The records are to be restated in their entirety, word for word.

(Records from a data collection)

(begin)

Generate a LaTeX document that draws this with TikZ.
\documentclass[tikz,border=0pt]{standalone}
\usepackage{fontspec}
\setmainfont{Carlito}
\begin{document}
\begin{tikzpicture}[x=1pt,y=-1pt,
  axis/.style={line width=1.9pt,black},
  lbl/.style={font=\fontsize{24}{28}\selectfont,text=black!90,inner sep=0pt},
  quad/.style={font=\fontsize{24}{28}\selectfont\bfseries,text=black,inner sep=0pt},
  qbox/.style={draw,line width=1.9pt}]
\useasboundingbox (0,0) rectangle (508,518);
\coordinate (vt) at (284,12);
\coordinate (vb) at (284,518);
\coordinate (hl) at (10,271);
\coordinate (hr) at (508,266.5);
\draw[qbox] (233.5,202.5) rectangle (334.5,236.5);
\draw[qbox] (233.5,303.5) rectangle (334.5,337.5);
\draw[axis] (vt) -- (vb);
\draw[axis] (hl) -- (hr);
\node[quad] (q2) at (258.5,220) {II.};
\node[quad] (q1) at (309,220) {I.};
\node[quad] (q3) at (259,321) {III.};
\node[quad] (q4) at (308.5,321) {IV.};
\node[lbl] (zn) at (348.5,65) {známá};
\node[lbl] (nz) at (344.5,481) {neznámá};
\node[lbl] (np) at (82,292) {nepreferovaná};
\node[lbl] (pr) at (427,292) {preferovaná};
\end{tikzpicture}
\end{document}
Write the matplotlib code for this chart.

(end)

## [Task result]
Generate a LaTeX document that draws this with TikZ.
\documentclass[tikz,border=0pt]{standalone}
\usepackage{fontspec}
\setmainfont{Carlito}
\begin{document}
\begin{tikzpicture}[x=1pt,y=-1pt,
  axis/.style={line width=1.9pt,black},
  lbl/.style={font=\fontsize{24}{28}\selectfont,text=black!90,inner sep=0pt},
  quad/.style={font=\fontsize{24}{28}\selectfont\bfseries,text=black,inner sep=0pt},
  qbox/.style={draw,line width=1.9pt}]
\useasboundingbox (0,0) rectangle (508,518);
\coordinate (vt) at (284,12);
\coordinate (vb) at (284,518);
\coordinate (hl) at (10,271);
\coordinate (hr) at (508,266.5);
\draw[qbox] (233.5,202.5) rectangle (334.5,236.5);
\draw[qbox] (233.5,303.5) rectangle (334.5,337.5);
\draw[axis] (vt) -- (vb);
\draw[axis] (hl) -- (hr);
\node[quad] (q2) at (258.5,220) {II.};
\node[quad] (q1) at (309,220) {I.};
\node[quad] (q3) at (259,321) {III.};
\node[quad] (q4) at (308.5,321) {IV.};
\node[lbl] (zn) at (348.5,65) {známá};
\node[lbl] (nz) at (344.5,481) {neznámá};
\node[lbl] (np) at (82,292) {nepreferovaná};
\node[lbl] (pr) at (427,292) {preferovaná};
\end{tikzpicture}
\end{document}
Write the matplotlib code for this chart.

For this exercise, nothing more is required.